A senior administration official said Mr. Trump “will be speaking from the heart” Tuesday night about his goal of lifting up all Americans.

“People will be reminded — in some cases, surprised — but will be reminded about how much President Trump has accomplished in his first year for all Americans,” the official said. “The economic upswing is helping everybody, from the lowest, to the highest income groups.”

The president gave a major speech to a joint session of Congress about one month after his inauguration, but those addresses in the first year of a presidency aren’t billed as an official State of the Union speech. The prime-time address on Tuesday night is expected to last about one hour.

The White House will have presidential guests in the gallery of the House chamber representing each of the policy areas that Mr. Trump will address, from the opioid crisis to immigration to the military and business owners.

While the president will talk mainly about domestic policy, he’s also expected to address the threat posed by North Korea’s nuclear weapons and missile programs. The administration reportedly is seeking a major increase in the defense budget in fiscal 2019 to about $716 billion, which would be a 13 percent increase over 2017 levels.

Aides said Mr. Trump will touch on some of the same principles that he covered in a speech on Friday at the World Economic Forum in Davos, Switzerland, where he emphasized the need for economic policies to improve the lives of all citizens.

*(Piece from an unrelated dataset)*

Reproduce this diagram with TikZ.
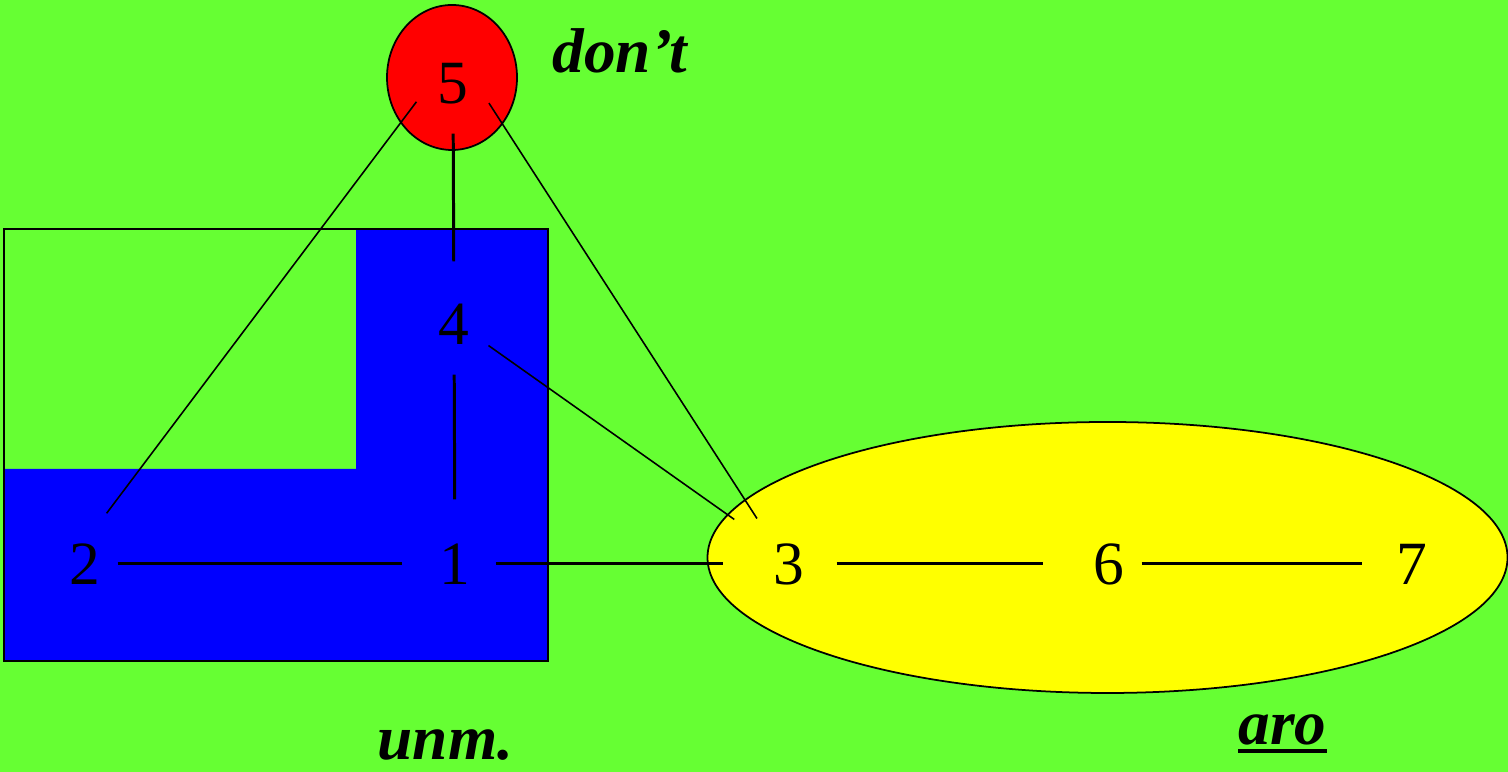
\documentclass[tikz,border=0pt]{standalone}
\usepackage{fontspec}
\setmainfont{Liberation Serif}
\usepackage{tikz}
\definecolor{mygreen}{RGB}{102,255,51}
\definecolor{myblue}{RGB}{0,0,255}
\definecolor{myred}{RGB}{255,0,0}
\definecolor{myyellow}{RGB}{255,255,0}
\tikzset{
  vertex/.style={circle, minimum size=0.8cm, inner sep=0pt,
    font=\fontsize{17.5}{21}\selectfont},
  tag/.style={inner sep=0pt, anchor=base west,
    font=\fontsize{18}{21}\selectfont\bfseries\itshape},
  edge/.style={line width=0.85pt, shorten >=0.15cm},
  diag/.style={line width=0.45pt, shorten >=0.15cm},
  region/.style={draw=black, line width=0.5pt}
}

\begin{document}
\begin{tikzpicture}
  % Background
  \fill[mygreen] (0,0) rectangle (15.08,7.72);
  \useasboundingbox (0,0) rectangle (15.08,7.72);

  % Regions
  \fill[myblue] (0.04,1.11) -- (5.48,1.11) -- (5.48,5.43) -- (3.56,5.43)
    -- (3.56,3.03) -- (0.04,3.03) -- cycle;
  \draw[region] (0.04,1.11) rectangle (5.48,5.43);
  \draw[region, fill=myred] (4.52,6.945) ellipse (0.65 and 0.725);
  \draw[region, fill=myyellow] (11.075,2.145) ellipse (4.0 and 1.355);

  % Nodes
  \node[vertex] (n5) at (4.53,6.88) {5};
  \node[vertex] (n4) at (4.54,4.48) {4};
  \node[vertex] (n2) at (0.85,2.08) {2};
  \node[vertex] (n1) at (4.55,2.08) {1};
  \node[vertex] (n3) at (7.89,2.08) {3};
  \node[vertex] (n6) at (11.09,2.08) {6};
  \node[vertex] (n7) at (14.12,2.08) {7};

  % Straight edges
  \draw[edge, shorten <=0.09cm, shorten >=0.22cm] (n5) -- (n4);
  \draw[edge, shorten <=0.1cm, shorten >=0.24cm] (n4) -- (n1);
  \draw[edge, shorten <=-0.08cm, shorten >=0.12cm] (n2) -- (n1);
  \draw[edge, shorten >=0.25cm] (n1) -- (n3);
  \draw[edge, shorten <=0.07cm, shorten >=0.25cm] (n3) -- (n6);
  \draw[edge, shorten <=-0.08cm, shorten >=0.09cm] (n6) -- (n7);

  % Slanted edges
  \draw[diag] (n5.206) -- (n2.72);
  \draw[diag] (n5.-28) -- (n3.126);
  \draw[diag, shorten >=0.3cm] (n4.-32) -- (n3.138);

  % Labels
  \node[tag] (dont) at (5.52,6.99) {don't};
  \node[tag] (unm) at (3.77,0.12) {unm.};
  \node[tag] (aro) at (12.38,0.27) {aro};
  \draw[line width=0.9pt] ([yshift=-0.06cm]aro.base west) -- ([yshift=-0.06cm]aro.base east);
\end{tikzpicture}
\end{document}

“To be successful, it is not enough to invest in our economy,” Mr. Trump said at Davos. “We must invest in our people. Only by hearing and responding to the voices of the forgotten can we create a bright future that is truly shared by all. The nation’s greatness is more than the sum of its production. A nation’s greatness is the sum of its citizens: the values, pride, love, devotion, and character of the people who call that nation home.”